The skill returns a structured object:

expansion_applied: true | false
expanded_prompt: <the expanded prompt text, or the original if skipped>
reasoning:
  - <bullet on what was added or modified, and why>
  - <one bullet per substantive change>
skip_reason: <if expansion_applied is false, the reason from the skip conditions list, or null>
preview_to_user: |
  <a single rendered string the application can show in the "review before sending" UI, combining the expanded prompt and the reasoning, formatted for human reading>

The skill is responsible for:

  • Producing the expansion content and reasoning.
  • Returning the structured output the application consumes.

The application is responsible for:

  • Showing preview_to_user to the user with edit/submit/skip controls.
  • Submitting expanded_prompt to the model when the user confirms.
  • Submitting the original raw_input if the user chooses skip.
  • Providing a "view this skill" affordance on the review screen so the user can inspect the skill itself if they want to (see Transparency below).

The skill itself does not invoke the model with the expanded prompt; it returns the expansion for the application to handle.

Transparency

This skill is designed to be inspectable by the user. The application should make the skill's contents (this SKILL.md and its supporting files) viewable from the review-before-sending screen. Users who want to understand exactly how their prompts are being enhanced — including the patterns this skill applies, the constraints on what is added, and the principles for preserving voice — should be able to read the skill itself.

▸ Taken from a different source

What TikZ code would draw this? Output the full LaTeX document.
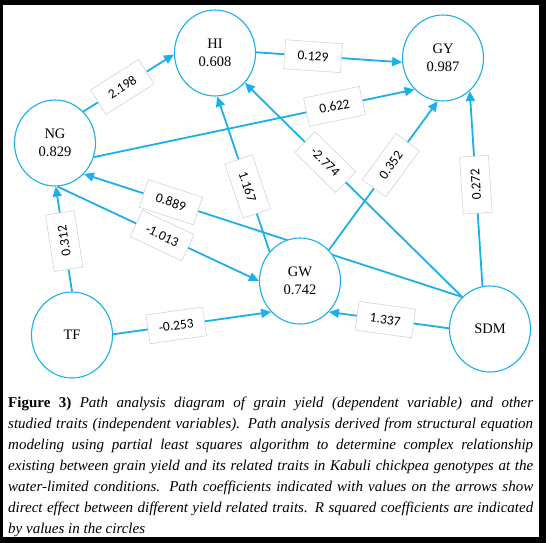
\documentclass[tikz,border=0pt]{standalone}
\usepackage{fontspec}
\setmainfont{Liberation Serif}
\newfontfamily\coeffont{Carlito}
\usetikzlibrary{arrows.meta,shapes.geometric}
\definecolor{pathblue}{RGB}{27,176,232}
\definecolor{boxgray}{RGB}{205,205,205}
\pgfdeclarelayer{bg}
\pgfsetlayers{bg,main}

\begin{document}
\begin{tikzpicture}[x=1pt,y=-1pt,
    trait/.style={draw=pathblue,line width=1.1pt,fill=white,ellipse,
                  minimum width=81pt,minimum height=86pt,inner sep=0pt,
                  align=center,font=\fontsize{14.5}{18}\selectfont},
    edge/.style={-{Triangle[length=10pt,width=9pt]},line width=1.8pt,draw=pathblue},
    coef/.style={draw=boxgray,line width=0.5pt,fill=white,sloped,
                 minimum width=57pt,minimum height=29pt,inner sep=2pt,
                 font=\coeffont\fontsize{13.5}{16}\selectfont}
]
  \node[trait] (HI) at (215,53) {HI\\0.608};
  \node[trait] (GY) at (443,58) {GY\\0.987};
  \node[trait] (NG) at (55,143) {NG\\0.829};
  \node[trait] (GW) at (300,281) {GW\\0.742};
  \node[trait] (TF) at (72,335) {TF};
  \node[trait] (SDM) at (490,329) {SDM};

  \node[anchor=north west,inner sep=0pt,text width=525pt,align=justify,
        font=\fontsize{15}{21}\selectfont\itshape] (caption) at (8,397)
    {\textbf{\upshape Figure 3)} Path analysis diagram of grain yield (dependent variable) and other\linebreak
     studied traits (independent variables). Path analysis derived from structural equation\linebreak
     modeling using partial least squares algorithm to determine complex relationship\linebreak
     existing between grain yield and its related traits in Kabuli chickpea genotypes at the\linebreak
     water-limited conditions. Path coefficients indicated with values on the arrows show\linebreak
     direct effect between different yield related traits. R squared coefficients are indicated\linebreak
     by values in the circles};

  \begin{pgfonlayer}{bg}
  \fill[black] (0,0) rectangle (546,543);
  \fill[white] (3,5) rectangle (539,537);
  \draw[edge] (NG.48) -- node[coef,pos=0.43] {2.198} (HI.182);
  \draw[edge] (HI.1) -- node[coef,pos=0.39] {0.129} (GY.186);
  \draw[edge] (NG.-20) -- node[coef,pos=0.75] {0.622} (GY.-132);
  \draw[edge] (GW.136) -- node[coef,pos=0.42] {1.167} (HI.-87);
  \draw[edge] (SDM.131) -- node[coef,pos=0.63] {-2.774} (HI.-45);
  \draw[edge] (GW.47) -- node[coef,pos=0.57] {0.352} (GY.-97);
  \draw[edge] (SDM.100) -- node[coef,allow upside down,pos=0.52] {0.272} (GY.-51);
  \draw[edge] (SDM.131) -- node[coef,pos=0.77] {0.889} (NG.-47);
  \draw[edge] (NG.-87) -- node[coef,pos=0.52] {-1.013} (GW.180);
  \draw[edge] (TF.90) -- node[coef,allow upside down,pos=0.48] {0.312} (NG.-89);
  \draw[edge] (TF.1) -- node[coef,pos=0.40] {-0.253} (GW.-133);
  \draw[edge] (SDM.179) -- node[coef,pos=0.53] {1.337} (GW.-47);
  \end{pgfonlayer}
\end{tikzpicture}
\end{document}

Transparency is a feature, not a leak. The skill's instructions are not a trade secret; they are open-source work product. Users who can read the skill can also disagree with it, fork it, or replace it. That is the right relationship between users and the tools that shape their work.

Edge cases and refusals

  • Empty or near-empty input. If the user submitted only whitespace, "?", "test," or similar, return expansion_applied: false with skip_reason: "input too short to expand meaningfully".
  • Multilingual input. Preserve the language of the input. A prompt in French expands to a French expanded prompt with French reasoning. If the input mixes languages or the language is unclear, expand in the dominant language and note the ambiguity in reasoning.
  • Prompts that contain confidential information in the prompt itself. Do not extract or paraphrase the confidential content into the reasoning section. The reasoning section talks about structure, not content.
  • Prompts that are clearly outside legal practice. If the user's prompt has nothing to do with legal work (e.g., "what's a good restaurant in Boston," "write a haiku about my dog"), expand using general role/audience/format heuristics rather than legal-specific ones. Do not refuse — Enhance Prompt is a general expansion skill that is calibrated for legal work but still useful elsewhere.
  • Prompts asking the skill to do something other than expand. If the user's prompt is "what does Enhance Prompt do" or "skip Enhance Prompt," route to the skip path and return the original.

Reference materials

  • reference/expansion_patterns.md — common patterns for legal-prompt expansion across categories of legal work (contract review, drafting, research, advice).
  • reference/preserve_user_voice.md — the principles for keeping the user's voice intact through expansion.
  • examples/example_short_prompt.md — short prompt expanded to a full structured prompt.
  • examples/example_skipped.md — example of a prompt that should be skipped, with reasoning.
  • examples/example_with_skill.md — expansion when a skill is already attached, showing how the expansion respects the attached skill's scope.